Unlike libhdfs, Hadoofus speaks multiple versions of the HDFS protocol. At your
option, you may speak with Hadoop 0.20.203 through 1.x.y (HDFS_NN_v1
/
HDFS_DATANODE_AP_1_0
), Hadoop 2.0.x (HDFS_NN_v2
/ HDFS_DATANODE_AP_2_0
),
or Hadoop 2.2.x and higher (HDFS_NN_v2_2
/ HDFS_DATANODE_AP_2_0
).
#include <hadoofus/highlevel.h>
int64_t res;
const char *err = NULL;
struct hdfs_namenode *h;
struct hdfs_object *exception = NULL;
h = hdfs_namenode_new("host.bar.com", "8020", "hdfs", &err);
if (!h)
... ;
res = hdfs_getProtocolVersion(h, HADOOFUS_CLIENT_PROTOCOL_STR, 61L, &exception);
if (exception) {
// fprintf(, "...%s...", hdfs_exception_get_message(exception));
hdfs_object_free(exception);
... ;
}
if (res != 61)
... ;
hdfs_namenode_delete(h);
Some less common RPCs provided by the Hadoop ClientProtocol
interface in v2.x
of the protocol are not yet implemented (see Issue #29).

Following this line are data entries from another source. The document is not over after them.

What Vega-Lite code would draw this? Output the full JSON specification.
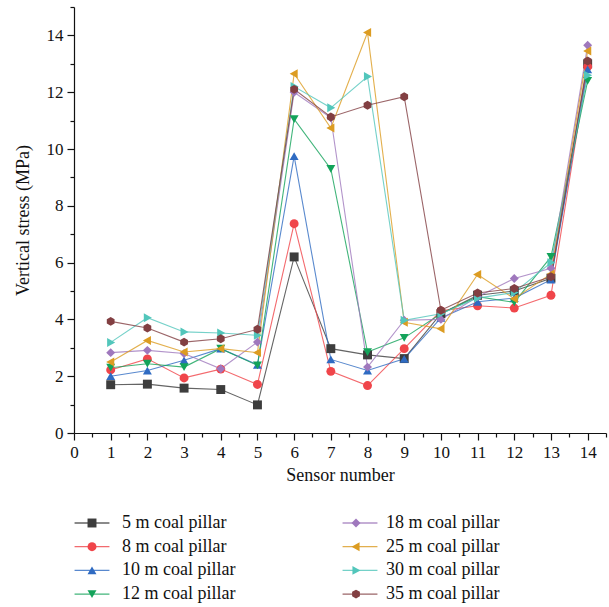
{
  "$schema": "https://vega.github.io/schema/vega-lite/v6.json",
  "width": 532,
  "height": 426,
  "autosize": "none",
  "padding": {"left": 74, "top": 7, "right": 3, "bottom": 174},
  "background": "white",
  "config": {
    "view": {"stroke": null},
    "font": "Liberation Serif",
    "axis": {"labelFont": "Liberation Serif", "titleFont": "Liberation Serif", "labelColor": "#111", "titleColor": "#111", "domainColor": "#111", "tickColor": "#111", "labelFontSize": 17, "titleFontSize": 18, "titleFontWeight": "normal", "grid": false, "domainWidth": 1.2, "tickWidth": 1.2},
    "legend": {
      "title": null,
      "orient": "none",
      "legendX": 0,
      "legendY": 507,
      "direction": "vertical",
      "columns": 2,
      "columnPadding": 102,
      "rowPadding": 5.7,
      "labelFont": "Liberation Serif",
      "labelFontSize": 18,
      "labelColor": "#111",
      "labelLimit": 300,
      "symbolSize": 80,
      "symbolOffset": 9,
      "labelOffset": 21
    }
  },
  "datasets": {
    "stress": [
      {"sensor": 1, "pillar": "5 m coal pillar", "stress": 1.70},
      {"sensor": 2, "pillar": "5 m coal pillar", "stress": 1.72},
      {"sensor": 3, "pillar": "5 m coal pillar", "stress": 1.58},
      {"sensor": 4, "pillar": "5 m coal pillar", "stress": 1.53},
      {"sensor": 5, "pillar": "5 m coal pillar", "stress": 0.99},
      {"sensor": 6, "pillar": "5 m coal pillar", "stress": 6.20},
      {"sensor": 7, "pillar": "5 m coal pillar", "stress": 2.97},
      {"sensor": 8, "pillar": "5 m coal pillar", "stress": 2.75},
      {"sensor": 9, "pillar": "5 m coal pillar", "stress": 2.62},
      {"sensor": 10, "pillar": "5 m coal pillar", "stress": 4.20},
      {"sensor": 11, "pillar": "5 m coal pillar", "stress": 4.85},
      {"sensor": 12, "pillar": "5 m coal pillar", "stress": 5.00},
      {"sensor": 13, "pillar": "5 m coal pillar", "stress": 5.45},
      {"sensor": 14, "pillar": "5 m coal pillar", "stress": 13.0},

      {"sensor": 1, "pillar": "8 m coal pillar", "stress": 2.22},
      {"sensor": 2, "pillar": "8 m coal pillar", "stress": 2.61},
      {"sensor": 3, "pillar": "8 m coal pillar", "stress": 1.94},
      {"sensor": 4, "pillar": "8 m coal pillar", "stress": 2.25},
      {"sensor": 5, "pillar": "8 m coal pillar", "stress": 1.71},
      {"sensor": 6, "pillar": "8 m coal pillar", "stress": 7.37},
      {"sensor": 7, "pillar": "8 m coal pillar", "stress": 2.17},
      {"sensor": 8, "pillar": "8 m coal pillar", "stress": 1.67},
      {"sensor": 9, "pillar": "8 m coal pillar", "stress": 2.97},
      {"sensor": 10, "pillar": "8 m coal pillar", "stress": 4.30},
      {"sensor": 11, "pillar": "8 m coal pillar", "stress": 4.48},
      {"sensor": 12, "pillar": "8 m coal pillar", "stress": 4.40},
      {"sensor": 13, "pillar": "8 m coal pillar", "stress": 4.85},
      {"sensor": 14, "pillar": "8 m coal pillar", "stress": 12.9},

      {"sensor": 1, "pillar": "10 m coal pillar", "stress": 2.00},
      {"sensor": 2, "pillar": "10 m coal pillar", "stress": 2.20},
      {"sensor": 3, "pillar": "10 m coal pillar", "stress": 2.56},
      {"sensor": 4, "pillar": "10 m coal pillar", "stress": 2.97},
      {"sensor": 5, "pillar": "10 m coal pillar", "stress": 2.40},
      {"sensor": 6, "pillar": "10 m coal pillar", "stress": 9.75},
      {"sensor": 7, "pillar": "10 m coal pillar", "stress": 2.59},
      {"sensor": 8, "pillar": "10 m coal pillar", "stress": 2.20},
      {"sensor": 9, "pillar": "10 m coal pillar", "stress": 2.61},
      {"sensor": 10, "pillar": "10 m coal pillar", "stress": 4.05},
      {"sensor": 11, "pillar": "10 m coal pillar", "stress": 4.62},
      {"sensor": 12, "pillar": "10 m coal pillar", "stress": 4.75},
      {"sensor": 13, "pillar": "10 m coal pillar", "stress": 5.40},
      {"sensor": 14, "pillar": "10 m coal pillar", "stress": 12.8},

      {"sensor": 1, "pillar": "12 m coal pillar", "stress": 2.30},
      {"sensor": 2, "pillar": "12 m coal pillar", "stress": 2.44},
      {"sensor": 3, "pillar": "12 m coal pillar", "stress": 2.32},
      {"sensor": 4, "pillar": "12 m coal pillar", "stress": 2.97},
      {"sensor": 5, "pillar": "12 m coal pillar", "stress": 2.38},
      {"sensor": 6, "pillar": "12 m coal pillar", "stress": 11.05},
      {"sensor": 7, "pillar": "12 m coal pillar", "stress": 9.30},
      {"sensor": 8, "pillar": "12 m coal pillar", "stress": 2.85},
      {"sensor": 9, "pillar": "12 m coal pillar", "stress": 3.35},
      {"sensor": 10, "pillar": "12 m coal pillar", "stress": 4.20},
      {"sensor": 11, "pillar": "12 m coal pillar", "stress": 4.80},
      {"sensor": 12, "pillar": "12 m coal pillar", "stress": 4.60},
      {"sensor": 13, "pillar": "12 m coal pillar", "stress": 6.20},
      {"sensor": 14, "pillar": "12 m coal pillar", "stress": 12.4},

      {"sensor": 1, "pillar": "18 m coal pillar", "stress": 2.83},
      {"sensor": 2, "pillar": "18 m coal pillar", "stress": 2.91},
      {"sensor": 3, "pillar": "18 m coal pillar", "stress": 2.80},
      {"sensor": 4, "pillar": "18 m coal pillar", "stress": 2.26},
      {"sensor": 5, "pillar": "18 m coal pillar", "stress": 3.20},
      {"sensor": 6, "pillar": "18 m coal pillar", "stress": 12.0},
      {"sensor": 7, "pillar": "18 m coal pillar", "stress": 11.1},
      {"sensor": 8, "pillar": "18 m coal pillar", "stress": 2.32},
      {"sensor": 9, "pillar": "18 m coal pillar", "stress": 3.97},
      {"sensor": 10, "pillar": "18 m coal pillar", "stress": 4.00},
      {"sensor": 11, "pillar": "18 m coal pillar", "stress": 4.80},
      {"sensor": 12, "pillar": "18 m coal pillar", "stress": 5.44},
      {"sensor": 13, "pillar": "18 m coal pillar", "stress": 5.80},
      {"sensor": 14, "pillar": "18 m coal pillar", "stress": 13.65},

      {"sensor": 1, "pillar": "25 m coal pillar", "stress": 2.50},
      {"sensor": 2, "pillar": "25 m coal pillar", "stress": 3.26},
      {"sensor": 3, "pillar": "25 m coal pillar", "stress": 2.85},
      {"sensor": 4, "pillar": "25 m coal pillar", "stress": 2.97},
      {"sensor": 5, "pillar": "25 m coal pillar", "stress": 2.83},
      {"sensor": 6, "pillar": "25 m coal pillar", "stress": 12.65},
      {"sensor": 7, "pillar": "25 m coal pillar", "stress": 10.74},
      {"sensor": 8, "pillar": "25 m coal pillar", "stress": 14.1},
      {"sensor": 9, "pillar": "25 m coal pillar", "stress": 3.90},
      {"sensor": 10, "pillar": "25 m coal pillar", "stress": 3.67},
      {"sensor": 11, "pillar": "25 m coal pillar", "stress": 5.58},
      {"sensor": 12, "pillar": "25 m coal pillar", "stress": 4.73},
      {"sensor": 13, "pillar": "25 m coal pillar", "stress": 5.60},
      {"sensor": 14, "pillar": "25 m coal pillar", "stress": 13.45},

      {"sensor": 1, "pillar": "30 m coal pillar", "stress": 3.19},
      {"sensor": 2, "pillar": "30 m coal pillar", "stress": 4.06},
      {"sensor": 3, "pillar": "30 m coal pillar", "stress": 3.56},
      {"sensor": 4, "pillar": "30 m coal pillar", "stress": 3.52},
      {"sensor": 5, "pillar": "30 m coal pillar", "stress": 3.44},
      {"sensor": 6, "pillar": "30 m coal pillar", "stress": 12.2},
      {"sensor": 7, "pillar": "30 m coal pillar", "stress": 11.45},
      {"sensor": 8, "pillar": "30 m coal pillar", "stress": 12.55},
      {"sensor": 9, "pillar": "30 m coal pillar", "stress": 3.97},
      {"sensor": 10, "pillar": "30 m coal pillar", "stress": 4.20},
      {"sensor": 11, "pillar": "30 m coal pillar", "stress": 4.75},
      {"sensor": 12, "pillar": "30 m coal pillar", "stress": 4.95},
      {"sensor": 13, "pillar": "30 m coal pillar", "stress": 6.00},
      {"sensor": 14, "pillar": "30 m coal pillar", "stress": 12.6},

      {"sensor": 1, "pillar": "35 m coal pillar", "stress": 3.93},
      {"sensor": 2, "pillar": "35 m coal pillar", "stress": 3.70},
      {"sensor": 3, "pillar": "35 m coal pillar", "stress": 3.20},
      {"sensor": 4, "pillar": "35 m coal pillar", "stress": 3.32},
      {"sensor": 5, "pillar": "35 m coal pillar", "stress": 3.65},
      {"sensor": 6, "pillar": "35 m coal pillar", "stress": 12.1},
      {"sensor": 7, "pillar": "35 m coal pillar", "stress": 11.13},
      {"sensor": 8, "pillar": "35 m coal pillar", "stress": 11.54},
      {"sensor": 9, "pillar": "35 m coal pillar", "stress": 11.84},
      {"sensor": 10, "pillar": "35 m coal pillar", "stress": 4.32},
      {"sensor": 11, "pillar": "35 m coal pillar", "stress": 4.93},
      {"sensor": 12, "pillar": "35 m coal pillar", "stress": 5.09},
      {"sensor": 13, "pillar": "35 m coal pillar", "stress": 5.50},
      {"sensor": 14, "pillar": "35 m coal pillar", "stress": 13.1}
    ]
  },
  "data": {"name": "stress"},
  "transform": [{"calculate": "datum.pillar", "as": "marker"}],
  "encoding": {
    "x": {
      "field": "sensor", "type": "quantitative", "title": "Sensor number",
      "scale": {"domain": [0, 14.5], "nice": false, "zero": false},
      "axis": {
        "values": [0,0.5,1,1.5,2,2.5,3,3.5,4,4.5,5,5.5,6,6.5,7,7.5,8,8.5,9,9.5,10,10.5,11,11.5,12,12.5,13,13.5,14,14.5],
        "labelExpr": "datum.value % 1 === 0 ? '' + datum.value : ''",
        "tickSize": {"condition": {"test": "datum.value % 1 === 0", "value": 7}, "value": 4},
        "labelPadding": 4, "titlePadding": 6, "labelFlush": false, "labelOverlap": false
      }
    },
    "y": {
      "field": "stress", "type": "quantitative", "title": "Vertical stress (MPa)",
      "scale": {"domain": [0, 15], "nice": false},
      "axis": {
        "values": [0,1,2,3,4,5,6,7,8,9,10,11,12,13,14,15],
        "labelExpr": "datum.value % 2 === 0 ? '' + datum.value : ''",
        "tickSize": {"condition": {"test": "datum.value % 2 === 0", "value": 7}, "value": 4},
        "labelPadding": 4, "titlePadding": 14, "labelFlush": false, "labelOverlap": false
      }
    }
  },
  "layer": [
    {
      "mark": {"type": "line", "strokeWidth": 1.1, "opacity": 0.8},
      "encoding": {
        "stroke": {
          "field": "pillar", "type": "nominal",
          "sort": ["5 m coal pillar", "8 m coal pillar", "10 m coal pillar", "12 m coal pillar", "18 m coal pillar", "25 m coal pillar", "30 m coal pillar", "35 m coal pillar"],
          "scale": {
            "range": ["#3d3d3d", "#f0454a", "#2f6bc2", "#13a35a", "#9f78bd", "#dc9c22", "#52c6bb", "#823f42"]
          },
          "legend": {
            "symbolType": "M-3.9,0L3.9,0",
            "symbolStrokeWidth": 1.3,
            "labelExpr": "''",
            "columnPadding": 217
          }
        }
      }
    },
    {
      "mark": {"type": "point", "filled": true, "opacity": 1, "size": 80},
      "encoding": {
        "fill": {
          "field": "marker", "type": "nominal",
          "scale": {
            "domain": ["5 m coal pillar", "8 m coal pillar", "10 m coal pillar", "12 m coal pillar", "18 m coal pillar", "25 m coal pillar", "30 m coal pillar", "35 m coal pillar"],
            "range": ["#3d3d3d", "#f0454a", "#2f6bc2", "#13a35a", "#9f78bd", "#dc9c22", "#52c6bb", "#823f42"]
          },
          "legend": {"labelOpacity": 1}
        },
        "shape": {
          "field": "marker", "type": "nominal",
          "scale": {
            "domain": ["5 m coal pillar", "8 m coal pillar", "10 m coal pillar", "12 m coal pillar", "18 m coal pillar", "25 m coal pillar", "30 m coal pillar", "35 m coal pillar"],
            "range": ["square", "circle", "triangle-up", "triangle-down", "diamond", "M-1,0L0.8,-1L0.8,1Z", "M1,0L-0.8,-1L-0.8,1Z", "M0,-1L0.87,-0.5L0.87,0.5L0,1L-0.87,0.5L-0.87,-0.5Z"]
          },
          "legend": {"labelOpacity": 1}
        }
      }
    }
  ]
}
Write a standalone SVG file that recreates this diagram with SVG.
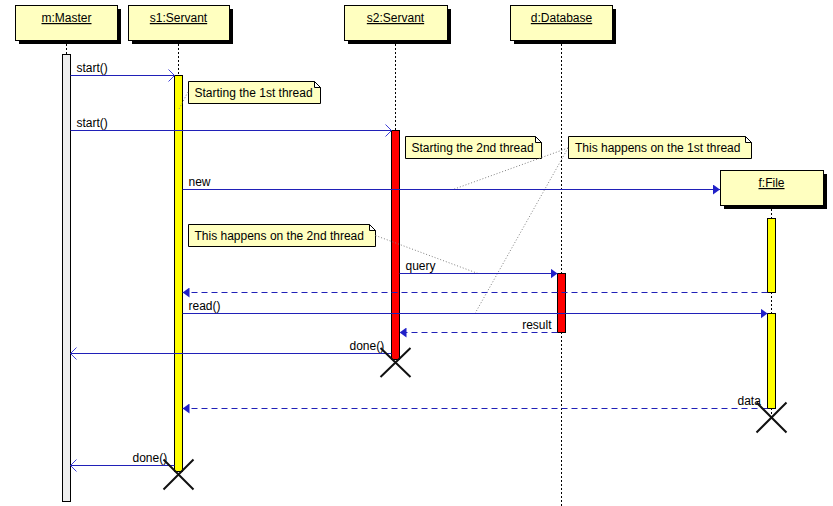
<svg xmlns="http://www.w3.org/2000/svg" width="833" height="506" viewBox="0 0 833 506">
<style>
  text { font-family: "Liberation Sans", Arial, sans-serif; font-size: 12px; fill: #000; }
  .head { fill: #ffffc0; stroke: #000; stroke-width: 1; }
  .shadow { fill: #000; }
  .htxt { text-anchor: middle; text-decoration: underline; }
  .life { stroke: #000; stroke-width: 1; stroke-dasharray: 2,2; fill: none; }
  .act { stroke: #000; stroke-width: 1; }
  .note { fill: #ffffc0; stroke: #000; stroke-width: 1; }
  .fold { fill: #fff; stroke: #000; stroke-width: 1; }
  .ncon { stroke: #808080; stroke-width: 1; stroke-dasharray: 1,2; fill: none; }
  .msg { stroke: #2020b8; stroke-width: 1; fill: none; }
  .ret { stroke: #2020b8; stroke-width: 1; fill: none; stroke-dasharray: 6,4; }
  .x { stroke: #111; stroke-width: 2; }
</style>
<defs>
  <marker id="filled" viewBox="0 0 7 10" refX="7" refY="5" markerWidth="7" markerHeight="10" markerUnits="userSpaceOnUse" orient="auto">
    <path d="M0,0 L7,5 L0,10 z" fill="#2020c8"/>
  </marker>
  <marker id="open" viewBox="0 0 8 14" refX="7" refY="7" markerWidth="8" markerHeight="14" markerUnits="userSpaceOnUse" orient="auto">
    <path d="M1,1 L7,7 L1,13" fill="none" stroke="#4040d8" stroke-width="1"/>
  </marker>
</defs>
<rect width="833" height="506" fill="#fff"/>

<!-- lifelines -->
<g id="lifelines">
  <line class="life" x1="66.5" y1="40" x2="66.5" y2="54"/>
  <line class="life" x1="178.5" y1="40" x2="178.5" y2="75"/>
  <line class="life" x1="395.5" y1="40" x2="395.5" y2="130"/>
  <line class="life" x1="561.5" y1="40" x2="561.5" y2="506"/>
  <line class="life" x1="771.5" y1="209" x2="771.5" y2="218"/>
  <line class="life" x1="771.5" y1="292" x2="771.5" y2="313"/>
  <line class="life" x1="771.5" y1="408" x2="771.5" y2="416"/>
</g>

<g id="m-master">
  <rect class="shadow" x="19" y="9" width="102" height="35"/>
  <rect class="head" x="15.5" y="5.5" width="102" height="35"/>
  <text class="htxt" x="66.5" y="22">m:Master</text>
  <rect class="act" fill="#eeeeee" x="62.5" y="54.5" width="8" height="447"/>
</g>
<g id="s1-servant">
  <rect class="shadow" x="132" y="9" width="101" height="35"/>
  <rect class="head" x="128.5" y="5.5" width="101" height="35"/>
  <text class="htxt" x="178.5" y="22">s1:Servant</text>
  <rect class="act" fill="#ffff00" x="174.5" y="75.5" width="8" height="396"/>
</g>
<g id="s2-servant">
  <rect class="shadow" x="348" y="9" width="103" height="35"/>
  <rect class="head" x="344.5" y="5.5" width="103" height="35"/>
  <text class="htxt" x="395.5" y="22">s2:Servant</text>
  <rect class="act" fill="#ff0000" x="391.5" y="130.5" width="8" height="229"/>
</g>
<g id="d-database">
  <rect class="shadow" x="514" y="9" width="102" height="35"/>
  <rect class="head" x="510.5" y="5.5" width="102" height="35"/>
  <text class="htxt" x="561.5" y="22">d:Database</text>
  <rect class="act" fill="#ff0000" x="557.5" y="273.5" width="8" height="59"/>
</g>
<g id="f-file">
  <rect class="shadow" x="724" y="174" width="103" height="35"/>
  <rect class="head" x="720.5" y="170.5" width="103" height="35"/>
  <text class="htxt" x="771.5" y="187">f:File</text>
  <rect class="act" fill="#ffff00" x="767.5" y="218.5" width="8" height="74"/>
  <rect class="act" fill="#ffff00" x="767.5" y="313.5" width="8" height="95"/>
</g>

<!-- notes -->
<g id="note1">
  <path class="note" d="M188.5,81.5 H314.5 L320.5,87.5 V103.5 H188.5 Z"/>
  <path class="fold" d="M314.5,81.5 V87.5 H320.5 Z"/>
  <text x="194.5" y="96.5">Starting the 1st thread</text>
</g>
<g id="note2">
  <path class="note" d="M405.5,136.5 H535.5 L541.5,142.5 V158.5 H405.5 Z"/>
  <path class="fold" d="M535.5,136.5 V142.5 H541.5 Z"/>
  <text x="411.5" y="151.5">Starting the 2nd thread</text>
</g>
<g id="note3">
  <path class="note" d="M568.5,136.5 H745.5 L751.5,142.5 V158.5 H568.5 Z"/>
  <path class="fold" d="M745.5,136.5 V142.5 H751.5 Z"/>
  <text x="575" y="151.5">This happens on the 1st thread</text>
</g>
<g id="note4">
  <path class="note" d="M188.5,224.5 H369.5 L375.5,230.5 V246.5 H188.5 Z"/>
  <path class="fold" d="M369.5,224.5 V230.5 H375.5 Z"/>
  <text x="194.5" y="239.5">This happens on the 2nd thread</text>
</g>

<g id="connectors">
  <!-- note connectors -->
  <line class="ncon" x1="188" y1="92" x2="178.5" y2="110"/>
  <line class="ncon" x1="568" y1="148" x2="453" y2="189.5"/>
  <line class="ncon" x1="568" y1="148" x2="475" y2="313.5"/>
  <line class="ncon" x1="375.5" y1="235.5" x2="478" y2="273.5"/>

  <!-- messages -->
  <line class="msg" x1="70.5" y1="75.5" x2="174.5" y2="75.5" marker-end="url(#open)"/>
  <text x="76.5" y="71.5">start()</text>

  <line class="msg" x1="70.5" y1="130.5" x2="391.5" y2="130.5" marker-end="url(#open)"/>
  <text x="76.5" y="126.5">start()</text>

  <line class="msg" x1="182.5" y1="189.5" x2="720" y2="189.5" marker-end="url(#filled)"/>
  <text x="188.5" y="185.5">new</text>

  <line class="msg" x1="399.5" y1="273.5" x2="557.5" y2="273.5" marker-end="url(#filled)"/>
  <text x="405.5" y="269.5">query</text>

  <line class="ret" x1="767.5" y1="292.5" x2="182.5" y2="292.5" marker-end="url(#filled)"/>

  <line class="msg" x1="182.5" y1="313.5" x2="767.5" y2="313.5" marker-end="url(#filled)"/>
  <text x="188.5" y="309.5">read()</text>

  <line class="ret" x1="557.5" y1="332.5" x2="399.5" y2="332.5" marker-end="url(#filled)"/>
  <text x="551.5" y="328.5" text-anchor="end">result</text>

  <line class="msg" x1="391.5" y1="353.5" x2="70.5" y2="353.5" marker-end="url(#open)"/>
  <text x="349.5" y="350">done()</text>

  <line class="ret" x1="767.5" y1="408.5" x2="182.5" y2="408.5" marker-end="url(#filled)"/>
  <text x="737.5" y="404.5">data</text>

  <line class="msg" x1="174.5" y1="465.5" x2="70.5" y2="465.5" marker-end="url(#open)"/>
  <text x="132.5" y="461.5">done()</text>
</g>

<!-- destruction marks -->
<g id="destroy">
  <path class="x" d="M380.5,348 L410.5,377 M410.5,348 L380.5,377"/>
  <path class="x" d="M163.5,459.5 L193.5,489.5 M193.5,459.5 L163.5,489.5"/>
  <path class="x" d="M756.5,402.5 L786.5,432.5 M786.5,402.5 L756.5,432.5"/>
</g>
</svg>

Note: Hadoop has been known to change semantics slightly between different versions of the software (especially before v2 was released). The v1 protocol has no spec; we do the best we can.
Some RPCs that exist in HDFSv1 do not exist in HDFSv2+ — e.g.
getProtocolVersion
does not exist in v2.
The Datanode API is somewhat fragile.
HDFS attempts to be a restricted subset of a POSIX filesystem.
Files can only have one writer at a time and do not support random writes. They can be appended but not overwritten in place.
Generally, the Namenode acts as an RPC server for querying and manipulating file system metadata. It points clients at Datanode(s) to read/write file data.
For more information, see wikipedia's article on Hadoop or the HDFS Architecture Guide.
See INSTALLING.md.
Found a bug? Please file it on github. Thanks!
- Tom Arnfeld <tarnfeld@me.com>
- Conrad Meyer <conrad.meyer@isilon.com>
- Paul Scott <paul@duedil.com>
- Alex Smith <aes7mv AT virginia.edu>
Unless otherwise noted, files in this source distribution are released under the
terms of the MIT license. Some files used for CRC32C support come from elsewhere
have non-MIT, but similarly permissive licenses (namely the BSD 2-clause license
and Mark Adler's license, which he also uses for zlib), which are clearly
specified at the top of their files (Some files which are not compiled into
installed binaries or otherwise installed by this package's Makefiles come from
the Apache Hadoop sources and have different licenses. These licenses are
clearly specified at the beginning of the files.) For the full text of the MIT
license, see the file LICENSE
included with this source distribution.